Qui anche i parchi giochi sono chiusi: erba alta e giostrine rotte e abbandonate. In questo quartiere c’è il divieto per i bambini a giocare per strada. Il premier Giuseppe Conte l’8 novembre scorso ha sbattuto la faccia contro questa realtà. Dopo aver incontrato i lavoratori in fabbrica e i cittadini fuori dai cancelli dell’acciaieria è andato ai Tamburi, c’è stato sino a mezzanotte. Ha ascoltato il dolore della gente, la disperazione di chi perde il posto di lavoro, ma anche è soprattutto di chi ha perso figli e propri cari. Questa cruda realtà ha portato il presidente del Consiglio a scrivere una lettera a tutti i ministri per chiedere dell’idee per quello che ha definito il “cantiere Taranto”.

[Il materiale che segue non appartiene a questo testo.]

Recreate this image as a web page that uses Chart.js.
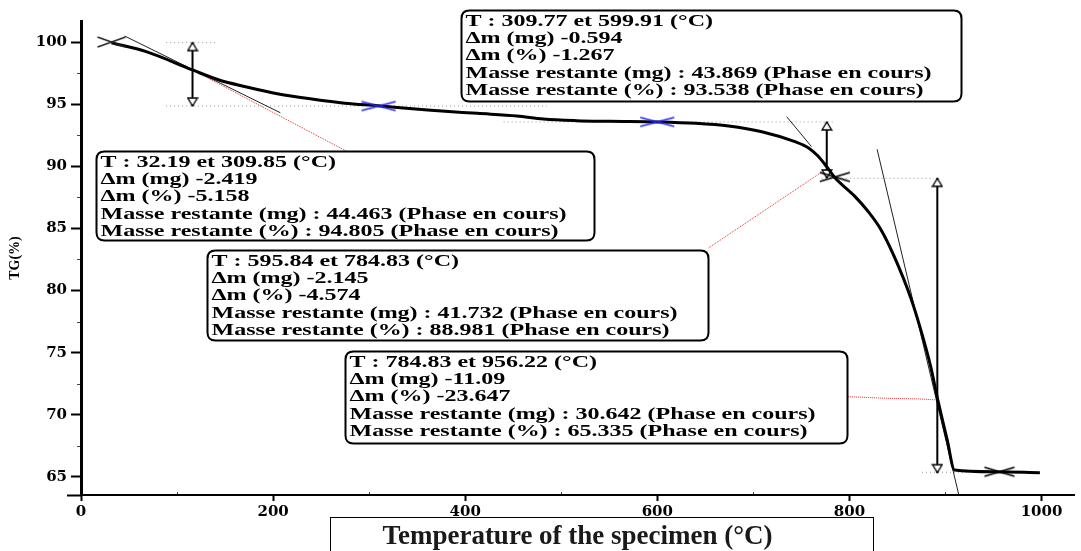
<!DOCTYPE html>
<html>
<head>
<meta charset="utf-8">
<script src="https://cdn.jsdelivr.net/npm/chart.js@4"></script>
<style>
html,body{margin:0;padding:0;background:#fff;}
canvas{display:block;}
</style>
</head>
<body>
<canvas id="c" width="1081" height="551" style="width:1081px;height:551px"></canvas>
<script>
// ---------- data ----------
const xTicks = [0, 200, 400, 600, 800, 1000];
const xMinorTicks = [100, 300, 500, 700, 900];
const yTicks = [65, 70, 75, 80, 85, 90, 95, 100];
const yMinorTicks = [67.5, 72.5, 77.5, 82.5, 87.5, 92.5, 97.5];

const tgTemp = [31.7, 67.9, 116.1, 143.7, 171.3, 205.7, 240.2, 274.7, 309.1, 360.8, 412.5, 453.8, 481.4, 515.9, 550.3, 601.7, 639.9, 674.3, 708.8, 743.3, 757.1, 767.0, 776.0, 784.7, 805.4, 819.1, 833.0, 846.7, 863.9, 874.3, 884.6, 892.0, 901.8, 909.4, 950.0, 998.3];
const tgMass = [99.94, 99.22, 97.75, 96.94, 96.40, 95.82, 95.41, 95.07, 94.87, 94.53, 94.26, 94.05, 93.80, 93.67, 93.62, 93.57, 93.46, 93.24, 92.78, 91.98, 91.50, 90.85, 90.00, 89.10, 87.60, 86.40, 84.88, 82.73, 79.40, 76.83, 73.88, 71.20, 67.98, 65.57, 65.43, 65.35];

// tangent construction lines [x1,y1,x2,y2]
const tangentLines = [
  [45.5, 100.48, 207.5, 94.31],
  [734.7, 93.99, 760.5, 91.58],
  [828.8, 91.37, 913.9, 63.55]
];
// grey dotted level lines [xStart, xEnd, level]
const levelLines = [
  [88.6, 141.9, 99.95],
  [88.6, 485.0, 94.85],
  [440.0, 784.5, 93.57],
  [771.0, 888.0, 89.03],
  [875.6, 925.0, 65.38]
];
// double arrows [x, top, bottom]
const stepArrows = [
  [116.1, 99.95, 94.85],
  [776.4, 93.57, 89.06],
  [891.5, 89.03, 65.35]
];
// red leader lines (x list, y list)
const leader1X = [116.1, 276.0];   const leader1Y = [97.75, 91.23];
const leader2X = [653.4, 777.5];   const leader2Y = [83.43, 89.86];
const leader3X = [798.4, 839.8, 872.5, 891.5]; const leader3Y = [71.46, 71.33, 71.28, 71.20];

// step markers
const blueMarkX = [309.85, 599.91];  const blueMarkY = [94.85, 93.57];
const blackMarkX = [784.83, 956.22]; const blackMarkY = [89.14, 65.42];
const startMarkX = [31.7];           const startMarkY = [100.0];

// annotation texts
const boxTextA = ["T : 309.77 et 599.91 (°C)", "Δm (mg) -0.594", "Δm (%) -1.267", "Masse restante (mg) : 43.869 (Phase en cours)", "Masse restante (%) : 93.538 (Phase en cours)"];
const boxTextB = ["T : 32.19 et 309.85 (°C)", "Δm (mg) -2.419", "Δm (%) -5.158", "Masse restante (mg) : 44.463 (Phase en cours)", "Masse restante (%) : 94.805 (Phase en cours)"];
const boxTextC = ["T : 595.84 et 784.83 (°C)", "Δm (mg) -2.145", "Δm (%) -4.574", "Masse restante (mg) : 41.732 (Phase en cours)", "Masse restante (%) : 88.981 (Phase en cours)"];
const boxTextD = ["T : 784.83 et 956.22 (°C)", "Δm (mg) -11.09", "Δm (%) -23.647", "Masse restante (mg) : 30.642 (Phase en cours)", "Masse restante (%) : 65.335 (Phase en cours)"];

// ---------- helpers ----------
function pts(xs, ys){ return xs.map((x,i)=>({x:x, y:ys[i]})); }
function makeX(color, w, h, lw){
  const c = document.createElement('canvas'); c.width = w+4; c.height = h+4;
  const g = c.getContext('2d'); g.strokeStyle = color; g.lineWidth = lw;
  g.beginPath(); g.moveTo(2,2); g.lineTo(w+2,h+2); g.moveTo(2,h+2); g.lineTo(w+2,2); g.stroke();
  return c;
}
function makeHead(up){
  const c = document.createElement('canvas'); c.width = 12; c.height = 20;
  const g = c.getContext('2d'); g.fillStyle = '#fff'; g.strokeStyle = '#000'; g.lineWidth = 1.4;
  g.beginPath();
  if (up){ g.moveTo(6, 10); g.lineTo(10.8, 18); g.lineTo(1.2, 18); }
  else   { g.moveTo(6, 10); g.lineTo(10.8, 2); g.lineTo(1.2, 2); }
  g.closePath(); g.fill(); g.stroke();
  return c;
}
const blueX = makeX('#2727ee', 34, 9, 1.6);
const blackX = makeX('#000', 30, 9, 1.7);
const startX = makeX('#222', 28, 10, 1.4);
const upHead = makeHead(true), downHead = makeHead(false);

const datasets = [];
datasets.push({ data: pts(tgTemp, tgMass), borderColor:'#000', borderWidth:3, pointRadius:0, cubicInterpolationMode:'monotone', order: 1 });
tangentLines.forEach(t => datasets.push({ data:[{x:t[0],y:t[1]},{x:t[2],y:t[3]}], borderColor:'#222', borderWidth:1, pointRadius:0, order: 3 }));
levelLines.forEach(l => datasets.push({ data:[{x:l[0],y:l[2]},{x:l[1],y:l[2]}], borderColor:'#9a9a9a', borderWidth:1, borderDash:[1,3], pointRadius:0, order: 4 }));
[[leader1X,leader1Y],[leader2X,leader2Y],[leader3X,leader3Y]].forEach(p => datasets.push({ data: pts(p[0],p[1]), borderColor:'#e03030', borderWidth:1, borderDash:[1,1], pointRadius:0, order: 4 }));
stepArrows.forEach(a => datasets.push({ data:[{x:a[0],y:a[1]},{x:a[0],y:a[2]}], borderColor:'#000', borderWidth:2, pointRadius:5,
  pointStyle: (ctx) => ctx.dataIndex === 0 ? upHead : downHead, order: 2 }));
datasets.push({ data: pts(blueMarkX, blueMarkY), showLine:false, pointStyle: blueX, pointRadius:5, order: 0 });
datasets.push({ data: pts(blackMarkX, blackMarkY), showLine:false, pointStyle: blackX, pointRadius:5, order: 0 });
datasets.push({ data: pts(startMarkX, startMarkY), showLine:false, pointStyle: startX, pointRadius:5, order: 0 });

// annotation boxes (data coordinates)
const boxes = [
  { x0: 395.9, x1: 915.9, yTop: 102.57, yBot: 95.25, lines: boxTextA },
  { x0: 15.5,  x1: 534.5, yTop: 91.23,  yBot: 84.07, lines: boxTextB },
  { x0: 131.3, x1: 652.3, yTop: 83.27,  yBot: 76.03, lines: boxTextC },
  { x0: 275.0, x1: 797.1, yTop: 75.14,  yBot: 67.74, lines: boxTextD }
];
const BOX_FONT = 'bold 16px "Liberation Serif"';
const TEXT_WIDTH = 466;

function roundRect(ctx, x, y, w, h, r){
  ctx.beginPath();
  ctx.moveTo(x+r, y); ctx.lineTo(x+w-r, y); ctx.quadraticCurveTo(x+w, y, x+w, y+r);
  ctx.lineTo(x+w, y+h-r); ctx.quadraticCurveTo(x+w, y+h, x+w-r, y+h);
  ctx.lineTo(x+r, y+h); ctx.quadraticCurveTo(x, y+h, x, y+h-r);
  ctx.lineTo(x, y+r); ctx.quadraticCurveTo(x, y, x+r, y); ctx.closePath();
}

const decorPlugin = {
  id: 'decor',
  beforeDraw(chart){
    const c = chart.ctx; c.save(); c.fillStyle = '#fff'; c.fillRect(0,0,chart.width,chart.height); c.restore();
  },
  afterDatasetsDraw(chart){
    const c = chart.ctx, xs = chart.scales.x, ys = chart.scales.y;
    c.save();
    c.font = BOX_FONT;
    const sx = TEXT_WIDTH / c.measureText(boxTextB[3]).width;
    boxes.forEach(b => {
      const L = Math.round(xs.getPixelForValue(b.x0)) + 0.5, R = Math.round(xs.getPixelForValue(b.x1)) + 0.5;
      const T = Math.round(ys.getPixelForValue(b.yTop)) + 0.5, B = Math.round(ys.getPixelForValue(b.yBot)) + 0.5;
      roundRect(c, L, T, R-L, B-T, 8);
      c.fillStyle = '#fff'; c.fill();
      c.lineWidth = 2; c.strokeStyle = '#000'; c.stroke();
      c.fillStyle = '#000'; c.textBaseline = 'middle'; c.textAlign = 'left';
      b.lines.forEach((t, i) => {
        c.save(); c.translate(L + 4, T + 11 + i*17.4); c.scale(sx, 1); c.fillText(t, 0, 0); c.restore();
      });
    });
    c.restore();
  },
  afterDraw(chart){
    const c = chart.ctx, xs = chart.scales.x, ys = chart.scales.y, a = chart.chartArea;
    c.save();
    // minor ticks
    c.strokeStyle = '#444'; c.lineWidth = 1;
    xMinorTicks.forEach(v => { const p = Math.round(xs.getPixelForValue(v)) + 0.5; c.beginPath(); c.moveTo(p, a.bottom - 1); c.lineTo(p, a.bottom - 3); c.stroke(); });
    yMinorTicks.forEach(v => { const p = Math.round(ys.getPixelForValue(v)) + 0.5; c.beginPath(); c.moveTo(a.left - 1, p); c.lineTo(a.left - 4, p); c.stroke(); });
    // x axis line extends left of the y axis
    c.strokeStyle = '#000'; c.lineWidth = 2;
    c.beginPath(); c.moveTo(67, a.bottom + 0.5); c.lineTo(a.left, a.bottom + 0.5); c.stroke();
    // box around x-axis title
    c.lineWidth = 1; c.strokeStyle = '#000';
    c.strokeRect(330.5, 517.5, 543, 60);
    c.restore();
  }
};

new Chart(document.getElementById('c'), {
  type: 'line',
  data: { datasets: datasets },
  options: {
    responsive: false, animation: false, parsing: true,
    layout: { padding: { top: 21, right: 0, left: 0, bottom: 0 } },
    plugins: { legend: { display: false }, tooltip: { enabled: false } },
    scales: {
      x: {
        type: 'linear', min: 0, max: 1033.8,
        afterBuildTicks: s => { s.ticks = xTicks.map(v => ({ value: v })); },
        afterFit: s => { s.height = 56; },
        border: { color: '#000', width: 2 },
        grid: { display: true, drawOnChartArea: false, drawTicks: true, tickLength: 6, tickColor: '#000', tickWidth: 2 },
        ticks: { font: { family: 'DejaVu Serif', weight: 'bold', size: 15 }, color: '#000', padding: 2, maxRotation: 0, autoSkip: false, callback: v => String(v) },
        title: { display: true, text: 'Temperature of the specimen (°C)', font: { family: 'Liberation Serif', weight: 'bold', size: 27 }, color: '#1a1a1a', padding: { top: 0, bottom: -2 } }
      },
      y: {
        type: 'linear', min: 63.55, max: 101.69,
        afterBuildTicks: s => { s.ticks = yTicks.map(v => ({ value: v })); },
        afterFit: s => { s.width = 81; },
        border: { color: '#000', width: 3 },
        grid: { display: true, drawOnChartArea: false, drawTicks: true, tickLength: 10, tickColor: '#000', tickWidth: 2 },
        ticks: { font: { family: 'DejaVu Serif', weight: 'bold', size: 15 }, color: '#000', padding: 4, callback: v => String(v) },
        title: { display: true, text: 'TG(%)', font: { family: 'Liberation Serif', weight: 'bold', size: 14 }, color: '#000', padding: { top: 7, bottom: 0 } }
      }
    }
  },
  plugins: [decorPlugin]
});
</script>
</body>
</html>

 Conte chiede aiuto a tutti. “Durante la mia recente visita a Taranto- ha scritto il premier – ho potuto constatare come la vicenda dello stabilimento industriale ex Ilva costituisca solo un aspetto, seppure di assoluto rilievo, di una più generale situazione emergenziale in cui versa la città e la sua popolazione. Il rilancio dell’intera area necessita di un approccio globale e di lungo periodo. La politica deve assumersi la responsabilità di misurarsi con una sfida complessa, che coinvolge valori primari di rango costituzionale, quali il lavoro, la salute e l’ambiente, tutti meritevoli della massima tutela, senza che la difesa dell’uno possa sacrificare gli altri. Per questo, reputo necessario aprire un “Cantiere Taranto”, all’interno del quale definire un piano strategico, che offra ristoro alla comunità ferita e che, per il rilancio del territorio, ponga in essere tutti gli strumenti utili per attrarre investimenti, favorire l’occupazione e avviare la riconversione ambientale. I processi di ristrutturazione o riconversione del tessuto industriale e delle infrastrutture di una determinata area geografica – come dimostrano alcune esperienze in Italia e in Europa – si portano a compimento solo attraverso politiche coordinate e sinergiche, che coinvolgano tutti gli attori istituzionali – in primis il Governo – le associazioni di categoria, i comitati locali e tutte le forze produttive del Paese”.Conte va a Taranto è non ha una soluzione, lo dice chiaramente ai tarantini. Un gruppo di associazioni presenta un “Piano B”, uno di quelli che prevede spegnimento e bonifica del sito con impiego dei lavoratori.